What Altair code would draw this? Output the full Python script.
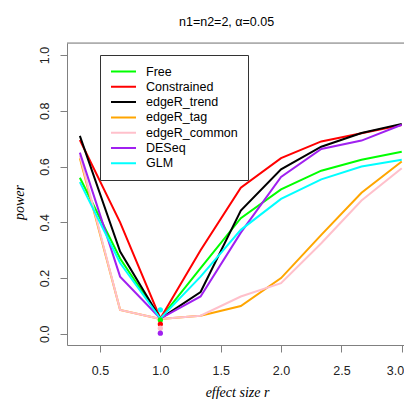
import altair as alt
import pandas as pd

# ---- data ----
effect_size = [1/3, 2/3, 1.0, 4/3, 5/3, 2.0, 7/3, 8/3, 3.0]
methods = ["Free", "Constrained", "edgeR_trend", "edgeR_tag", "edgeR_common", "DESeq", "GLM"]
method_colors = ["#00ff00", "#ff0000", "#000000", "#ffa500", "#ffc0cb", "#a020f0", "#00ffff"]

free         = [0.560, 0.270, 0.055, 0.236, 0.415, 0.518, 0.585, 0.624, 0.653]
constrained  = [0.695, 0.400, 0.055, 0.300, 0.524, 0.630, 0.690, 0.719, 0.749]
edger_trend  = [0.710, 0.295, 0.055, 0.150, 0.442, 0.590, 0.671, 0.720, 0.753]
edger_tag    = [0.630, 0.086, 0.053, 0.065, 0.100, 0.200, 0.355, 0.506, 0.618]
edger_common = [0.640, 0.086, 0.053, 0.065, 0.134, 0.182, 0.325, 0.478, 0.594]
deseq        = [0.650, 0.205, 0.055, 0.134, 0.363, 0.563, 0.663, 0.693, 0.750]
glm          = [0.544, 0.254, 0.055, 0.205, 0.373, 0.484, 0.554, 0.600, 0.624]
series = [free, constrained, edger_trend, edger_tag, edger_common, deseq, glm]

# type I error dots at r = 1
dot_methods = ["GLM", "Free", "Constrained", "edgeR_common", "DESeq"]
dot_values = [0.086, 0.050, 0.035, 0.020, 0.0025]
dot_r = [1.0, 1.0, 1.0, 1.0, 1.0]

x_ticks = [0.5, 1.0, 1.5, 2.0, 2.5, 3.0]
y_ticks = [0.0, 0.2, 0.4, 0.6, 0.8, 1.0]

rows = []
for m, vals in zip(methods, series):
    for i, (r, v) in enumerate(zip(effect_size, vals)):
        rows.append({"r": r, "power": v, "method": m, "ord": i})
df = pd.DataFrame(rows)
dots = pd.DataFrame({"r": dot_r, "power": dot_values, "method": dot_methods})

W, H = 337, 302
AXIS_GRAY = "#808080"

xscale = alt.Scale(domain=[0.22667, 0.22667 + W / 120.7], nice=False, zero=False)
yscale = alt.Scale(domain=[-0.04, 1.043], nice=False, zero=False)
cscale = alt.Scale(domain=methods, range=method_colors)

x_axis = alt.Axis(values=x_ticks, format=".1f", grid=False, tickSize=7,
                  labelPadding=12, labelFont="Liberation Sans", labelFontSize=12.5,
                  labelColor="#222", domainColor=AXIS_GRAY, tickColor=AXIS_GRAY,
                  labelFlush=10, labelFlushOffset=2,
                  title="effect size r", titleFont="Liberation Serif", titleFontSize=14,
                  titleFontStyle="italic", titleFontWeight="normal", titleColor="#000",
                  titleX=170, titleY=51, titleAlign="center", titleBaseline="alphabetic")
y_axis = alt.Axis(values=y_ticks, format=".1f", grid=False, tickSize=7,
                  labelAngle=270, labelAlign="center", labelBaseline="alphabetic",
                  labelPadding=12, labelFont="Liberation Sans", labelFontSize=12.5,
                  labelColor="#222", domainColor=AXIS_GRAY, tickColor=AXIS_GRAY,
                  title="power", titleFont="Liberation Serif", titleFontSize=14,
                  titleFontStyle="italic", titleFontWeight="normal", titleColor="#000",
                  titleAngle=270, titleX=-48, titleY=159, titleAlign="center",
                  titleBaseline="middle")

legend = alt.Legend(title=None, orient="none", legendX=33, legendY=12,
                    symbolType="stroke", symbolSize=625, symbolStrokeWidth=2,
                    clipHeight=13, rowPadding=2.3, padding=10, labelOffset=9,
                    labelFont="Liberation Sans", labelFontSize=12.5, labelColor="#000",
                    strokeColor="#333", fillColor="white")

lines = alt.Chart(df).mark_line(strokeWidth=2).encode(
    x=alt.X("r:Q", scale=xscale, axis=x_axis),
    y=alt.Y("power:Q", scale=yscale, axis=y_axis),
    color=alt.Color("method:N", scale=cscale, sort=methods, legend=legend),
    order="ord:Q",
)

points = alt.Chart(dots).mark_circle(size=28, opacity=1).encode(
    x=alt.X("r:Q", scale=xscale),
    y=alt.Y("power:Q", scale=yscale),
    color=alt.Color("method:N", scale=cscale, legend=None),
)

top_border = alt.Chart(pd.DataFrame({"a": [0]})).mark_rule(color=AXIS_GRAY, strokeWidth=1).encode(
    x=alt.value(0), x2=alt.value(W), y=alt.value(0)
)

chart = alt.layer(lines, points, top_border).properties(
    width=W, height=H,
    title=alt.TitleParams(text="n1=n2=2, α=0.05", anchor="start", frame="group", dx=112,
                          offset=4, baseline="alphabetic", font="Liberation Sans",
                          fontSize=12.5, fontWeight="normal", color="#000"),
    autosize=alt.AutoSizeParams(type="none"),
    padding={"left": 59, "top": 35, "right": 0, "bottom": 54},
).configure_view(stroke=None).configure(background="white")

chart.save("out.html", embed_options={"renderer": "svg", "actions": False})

◆ **TASK REQUIREMENTS**
Without the pictures, retype the whole of the material above exactly.

◆ **COMPLETED EXERCISE**
What Altair code would draw this? Output the full Python script.
import altair as alt
import pandas as pd

# ---- data ----
effect_size = [1/3, 2/3, 1.0, 4/3, 5/3, 2.0, 7/3, 8/3, 3.0]
methods = ["Free", "Constrained", "edgeR_trend", "edgeR_tag", "edgeR_common", "DESeq", "GLM"]
method_colors = ["#00ff00", "#ff0000", "#000000", "#ffa500", "#ffc0cb", "#a020f0", "#00ffff"]

free         = [0.560, 0.270, 0.055, 0.236, 0.415, 0.518, 0.585, 0.624, 0.653]
constrained  = [0.695, 0.400, 0.055, 0.300, 0.524, 0.630, 0.690, 0.719, 0.749]
edger_trend  = [0.710, 0.295, 0.055, 0.150, 0.442, 0.590, 0.671, 0.720, 0.753]
edger_tag    = [0.630, 0.086, 0.053, 0.065, 0.100, 0.200, 0.355, 0.506, 0.618]
edger_common = [0.640, 0.086, 0.053, 0.065, 0.134, 0.182, 0.325, 0.478, 0.594]
deseq        = [0.650, 0.205, 0.055, 0.134, 0.363, 0.563, 0.663, 0.693, 0.750]
glm          = [0.544, 0.254, 0.055, 0.205, 0.373, 0.484, 0.554, 0.600, 0.624]
series = [free, constrained, edger_trend, edger_tag, edger_common, deseq, glm]

# type I error dots at r = 1
dot_methods = ["GLM", "Free", "Constrained", "edgeR_common", "DESeq"]
dot_values = [0.086, 0.050, 0.035, 0.020, 0.0025]
dot_r = [1.0, 1.0, 1.0, 1.0, 1.0]

x_ticks = [0.5, 1.0, 1.5, 2.0, 2.5, 3.0]
y_ticks = [0.0, 0.2, 0.4, 0.6, 0.8, 1.0]

rows = []
for m, vals in zip(methods, series):
    for i, (r, v) in enumerate(zip(effect_size, vals)):
        rows.append({"r": r, "power": v, "method": m, "ord": i})
df = pd.DataFrame(rows)
dots = pd.DataFrame({"r": dot_r, "power": dot_values, "method": dot_methods})

W, H = 337, 302
AXIS_GRAY = "#808080"

xscale = alt.Scale(domain=[0.22667, 0.22667 + W / 120.7], nice=False, zero=False)
yscale = alt.Scale(domain=[-0.04, 1.043], nice=False, zero=False)
cscale = alt.Scale(domain=methods, range=method_colors)

x_axis = alt.Axis(values=x_ticks, format=".1f", grid=False, tickSize=7,
                  labelPadding=12, labelFont="Liberation Sans", labelFontSize=12.5,
                  labelColor="#222", domainColor=AXIS_GRAY, tickColor=AXIS_GRAY,
                  labelFlush=10, labelFlushOffset=2,
                  title="effect size r", titleFont="Liberation Serif", titleFontSize=14,
                  titleFontStyle="italic", titleFontWeight="normal", titleColor="#000",
                  titleX=170, titleY=51, titleAlign="center", titleBaseline="alphabetic")
y_axis = alt.Axis(values=y_ticks, format=".1f", grid=False, tickSize=7,
                  labelAngle=270, labelAlign="center", labelBaseline="alphabetic",
                  labelPadding=12, labelFont="Liberation Sans", labelFontSize=12.5,
                  labelColor="#222", domainColor=AXIS_GRAY, tickColor=AXIS_GRAY,
                  title="power", titleFont="Liberation Serif", titleFontSize=14,
                  titleFontStyle="italic", titleFontWeight="normal", titleColor="#000",
                  titleAngle=270, titleX=-48, titleY=159, titleAlign="center",
                  titleBaseline="middle")

legend = alt.Legend(title=None, orient="none", legendX=33, legendY=12,
                    symbolType="stroke", symbolSize=625, symbolStrokeWidth=2,
                    clipHeight=13, rowPadding=2.3, padding=10, labelOffset=9,
                    labelFont="Liberation Sans", labelFontSize=12.5, labelColor="#000",
                    strokeColor="#333", fillColor="white")

lines = alt.Chart(df).mark_line(strokeWidth=2).encode(
    x=alt.X("r:Q", scale=xscale, axis=x_axis),
    y=alt.Y("power:Q", scale=yscale, axis=y_axis),
    color=alt.Color("method:N", scale=cscale, sort=methods, legend=legend),
    order="ord:Q",
)

points = alt.Chart(dots).mark_circle(size=28, opacity=1).encode(
    x=alt.X("r:Q", scale=xscale),
    y=alt.Y("power:Q", scale=yscale),
    color=alt.Color("method:N", scale=cscale, legend=None),
)

top_border = alt.Chart(pd.DataFrame({"a": [0]})).mark_rule(color=AXIS_GRAY, strokeWidth=1).encode(
    x=alt.value(0), x2=alt.value(W), y=alt.value(0)
)

chart = alt.layer(lines, points, top_border).properties(
    width=W, height=H,
    title=alt.TitleParams(text="n1=n2=2, α=0.05", anchor="start", frame="group", dx=112,
                          offset=4, baseline="alphabetic", font="Liberation Sans",
                          fontSize=12.5, fontWeight="normal", color="#000"),
    autosize=alt.AutoSizeParams(type="none"),
    padding={"left": 59, "top": 35, "right": 0, "bottom": 54},
).configure_view(stroke=None).configure(background="white")

chart.save("out.html", embed_options={"renderer": "svg", "actions": False})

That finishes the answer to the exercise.